По-своему она была права. Их сын, Иван Сергеевич, много лет спустя напишет об отце:
«Он обыкновенно держал себя холодно, неприступно, но стоило ему захотеть понравиться — в его лице и в его манерах появлялось что-то неотразимо очаровательное. Особенно становился он таким с женщинами, которые ему нравились. Он действовал на женщин, как магнит. Был ласково-настойчив и всегда достигал того, чего никак нельзя достичь, не зная сердца женщины».
Интересную характеристику Сергею Николаевичу и супружеству Тургеневых в целом дал выдающийся русский писатель Б.К.Зайцев:
«Счастливою с мужем Варвара Петровна не могла быть — любила его безгранично и безответно. Сергей же Николаевич… был вежлив, холоден, вел многочисленные любовные интриги и ревность жены переносил сдержанно. В случаях бурных умел и грозить. Вообще, над ним Варвара Петровна власти не имела: воля и сила равнодушия были на его стороне… Сергей Николаевич обычно побеждал… И не было в нем колебаний, половинчатости. По пути своему иногда жестокому, мало жалостливому, почти всегда грешному, шел Тургенев-отец, не сворачивая. Его девиз: взять, взять всю жизнь, ни одного мгновения не упустить — а дальше бездна.
Он очень походил на Дон Жуана». Как сказано! И как выразительны эти два слова: «сила равнодушия». Действительно, сила, и пребольшая — ибо человек равнодушный, умеющий отстраненно взирать на события, легко обыгрывает того, кто переполнен эмоциями, волнуется, а потому заведомо делает неверные шаги. Для любовных и семейных отношений это еще более справедливо: у любящего, страдающего, а потому не то говорящего и не так действующего, всегда меньше шансов выиграть поединок с «холодной головой».

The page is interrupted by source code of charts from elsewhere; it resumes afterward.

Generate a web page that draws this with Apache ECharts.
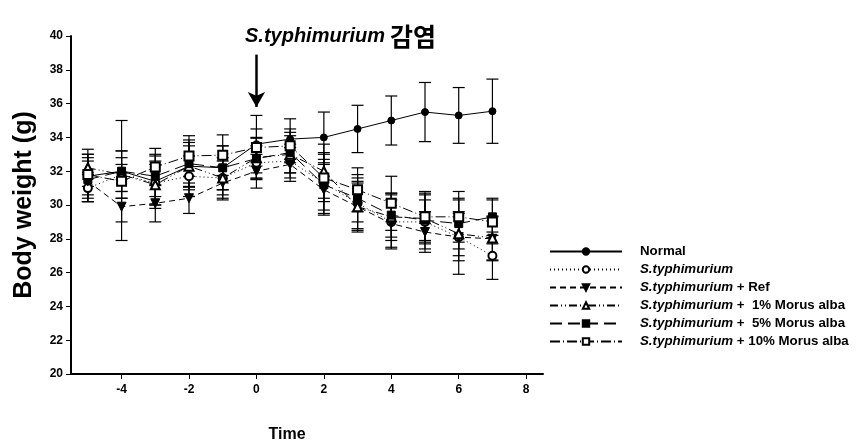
<!DOCTYPE html>
<html>
<head>
<meta charset="utf-8">
<script src="https://cdn.jsdelivr.net/npm/echarts@6/dist/echarts.min.js"></script>
<style>html,body{margin:0;padding:0;background:#fff}#c{width:866px;height:448px}</style>
</head>
<body>
<div id="c"></div>
<script>
const times = [-5, -4, -3, -2, -1, 0, 1, 2, 3, 4, 5, 6, 7];
const xTicks = [-4, -2, 0, 2, 4, 6, 8];
const seriesNames = ['Normal', 'S.typhimurium', 'S.typhimurium + Ref', 'S.typhimurium +  1% Morus alba', 'S.typhimurium +  5% Morus alba', 'S.typhimurium + 10% Morus alba'];

const normal   = [31.7, 32.0, 31.4, 32.3, 32.2, 33.6, 33.9, 34.0, 34.5, 35.0, 35.5, 35.3, 35.55];
const sTyph    = [31.0, 31.8, 31.3, 31.7, 31.6, 32.5, 32.6, 31.3, 30.1, 29.0, 29.0, 28.1, 27.0];
const ref      = [31.4, 29.9, 30.1, 30.4, 31.3, 32.0, 32.4, 30.9, 29.9, 28.9, 28.4, 28.1, 28.0];
const morus1   = [32.2, 31.8, 31.2, 32.3, 31.6, 32.8, 33.0, 32.0, 29.9, 29.3, 29.2, 28.3, 28.05];
const morus5   = [31.5, 32.0, 31.7, 32.45, 32.2, 32.75, 33.1, 31.2, 30.4, 29.4, 29.1, 28.9, 29.3];
const morus10  = [31.8, 31.4, 32.25, 32.9, 32.95, 33.4, 33.5, 31.6, 30.9, 30.1, 29.3, 29.3, 29.0];

const normalSD  = [1.3, 3.0, 1.6, 1.4, 1.3, 1.7, 1.2, 1.5, 1.4, 1.45, 1.75, 1.65, 1.9];
const sTyphSD   = [0.8, 1.4, 1.3, 1.2, 1.2, 1.0, 1.0, 1.8, 1.5, 1.6, 1.6, 2.2, 1.4];
const refSD     = [1.2, 2.0, 1.1, 0.9, 1.0, 1.0, 1.0, 1.5, 1.4, 1.4, 1.2, 1.4, 1.3];
const morus1SD  = [1.1, 1.0, 1.2, 1.2, 1.0, 1.2, 1.1, 1.6, 1.5, 1.4, 1.5, 1.3, 1.3];
const morus5SD  = [1.3, 1.2, 1.2, 1.4, 1.3, 1.2, 1.2, 1.5, 1.4, 1.3, 1.2, 1.5, 1.1];
const morus10SD = [1.2, 1.0, 1.1, 1.2, 1.2, 1.1, 1.0, 1.4, 1.3, 1.6, 1.5, 1.5, 1.3];

const FONT = '"Liberation Sans", Arial, sans-serif';
const means = [normal, sTyph, ref, morus1, morus5, morus10];
const sds = [normalSD, sTyphSD, refSD, morus1SD, morus5SD, morus10SD];
const symbols = ['circle', 'emptyCircle', 'triangle', 'emptyTriangle', 'rect', 'emptyRect'];
const rotates = [0, 0, 180, 0, 0, 0];
const dashes = ['solid', [1, 3], [6, 4], [8, 3, 1, 3, 1, 3], [12, 6], [10, 3, 1, 3]];
const sizes = [7, 8, 9, 9, 8, 9];

function renderErr(params, api) {
  const x = api.value(0), lo = api.value(1), hi = api.value(2);
  const a = api.coord([x, hi]), b = api.coord([x, lo]);
  const w = 6;
  const st = {stroke: '#000', lineWidth: 1.2};
  return {type: 'group', children: [
    {type: 'line', shape: {x1: a[0], y1: a[1], x2: b[0], y2: b[1]}, style: st},
    {type: 'line', shape: {x1: a[0] - w, y1: a[1], x2: a[0] + w, y2: a[1]}, style: st},
    {type: 'line', shape: {x1: b[0] - w, y1: b[1], x2: b[0] + w, y2: b[1]}, style: st}
  ]};
}

const series = [];
means.forEach((m, i) => {
  series.push({
    type: 'custom', name: seriesNames[i] + '_err', renderItem: renderErr, z: 1, silent: true,
    data: times.map((t, k) => [t, m[k] - sds[i][k], m[k] + sds[i][k]])
  });
});
means.forEach((m, i) => {
  const s = {
    type: 'line', name: seriesNames[i], z: 3,
    data: times.map((t, k) => [t, m[k]]),
    symbol: symbols[i], symbolSize: sizes[i], symbolRotate: rotates[i], showAllSymbol: true,
    lineStyle: {color: '#000', width: 1, type: dashes[i]},
    itemStyle: {color: '#000', borderColor: '#000', borderWidth: 1},
    animation: false
  };
  if (i === 0) {
    s.markLine = {
      silent: true, animation: false,
      symbol: ['none', 'arrow'], symbolSize: [13, 15],
      label: {show: false},
      lineStyle: {color: '#000', width: 2.5, type: 'solid'},
      data: [[{coord: [0, 38.9]}, {coord: [0, 35.8]}]]
    };
  }
  series.push(s);
});

const legendLabel = {
  'Normal': '{b|Normal}',
  'S.typhimurium': '{i|S.typhimurium}',
  'S.typhimurium + Ref': '{i|S.typhimurium}{b| + Ref}',
  'S.typhimurium +  1% Morus alba': '{i|S.typhimurium}{b| +  1% Morus alba}',
  'S.typhimurium +  5% Morus alba': '{i|S.typhimurium}{b| +  5% Morus alba}',
  'S.typhimurium + 10% Morus alba': '{i|S.typhimurium}{b| + 10% Morus alba}'
};

const chart = echarts.init(document.getElementById('c'), null, {renderer: 'canvas'});
chart.setOption({
  animation: false,
  backgroundColor: '#fff',
  title: {
    text: '{i|S.typhimurium} {k|감염}',
    left: 240, top: 19,
    textStyle: {
      rich: {
        i: {fontFamily: FONT, fontStyle: 'italic', fontWeight: 'bold', fontSize: 20, color: '#000'},
        k: {fontFamily: '"Noto Sans CJK KR", sans-serif', fontWeight: 'bold', fontSize: 25, color: '#000'}
      }
    }
  },
  grid: {left: 71, right: 323, top: 36, bottom: 72, containLabel: false},
  xAxis: {
    type: 'value', min: -5.5, max: 8.5,
    name: 'Time', nameLocation: 'middle', nameGap: 53,
    nameTextStyle: {fontFamily: FONT, fontWeight: 'bold', fontSize: 16, color: '#000', padding: [0, 40, 0, 0]},
    axisLine: {show: true, onZero: false, lineStyle: {color: '#000', width: 2}},
    axisTick: {show: true, length: 5, customValues: xTicks, lineStyle: {color: '#000', width: 1}},
    axisLabel: {customValues: xTicks, fontFamily: FONT, fontWeight: 'bold', fontSize: 12, color: '#000', margin: 10},
    splitLine: {show: false}
  },
  yAxis: {
    type: 'value', min: 20, max: 40, interval: 2,
    name: 'Body weight (g)', nameLocation: 'middle', nameGap: 34, nameRotate: 90,
    nameTextStyle: {fontFamily: FONT, fontWeight: 'bold', fontSize: 25, color: '#000'},
    axisLine: {show: true, onZero: false, lineStyle: {color: '#000', width: 2}},
    axisTick: {show: true, length: 5, lineStyle: {color: '#000', width: 1}},
    axisLabel: {fontFamily: FONT, fontWeight: 'bold', fontSize: 12, color: '#000', margin: 8},
    splitLine: {show: false}
  },
  legend: {
    data: seriesNames,
    orient: 'vertical', left: 544, top: 240,
    itemWidth: 72, itemHeight: 8, itemGap: 5,
    selectedMode: false,
    formatter: n => legendLabel[n],
    textStyle: {
      padding: [0, 0, 0, 13],
      rich: {
        i: {fontFamily: FONT, fontStyle: 'italic', fontWeight: 'bold', fontSize: 13.3, color: '#000'},
        b: {fontFamily: FONT, fontWeight: 'bold', fontSize: 13.3, color: '#000'}
      }
    }
  },
  series: series
});
</script>
</body>
</html>
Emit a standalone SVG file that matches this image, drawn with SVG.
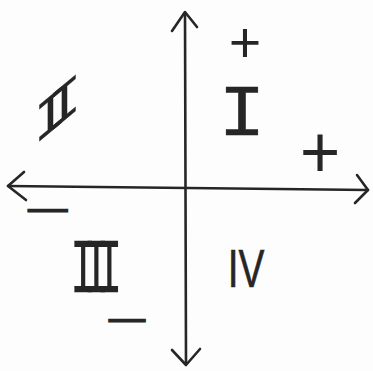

Варваре Петровне можно было только посочувствовать: влюбленной женщине никогда не прихватить на месте преступления Дон Жуана. Для этого она должна вооружиться «силой равнодушия».
* * *
От замужней жизни самым светлым воспоминанием для Варвары Петровны осталась их семейная поездка в Европу. Поводом для нее послужило намерение Сергея Николаевича проконсультироваться о своем здоровье у опытных врачей.
Варваре Петровне эта поездка давала почувствовать себя беззаботной женой, которой заботливый супруг желает показать прелести другого мира и другой жизни.
Хозяйская карета, а за нею фургон с няньками, слугами, провизией и всякой всячиной, взятой про запас, двинула к западным границам империи. Предполагалось посетить Берлин, Дрезден, Карлсбад, Цюрих, Берн и Париж.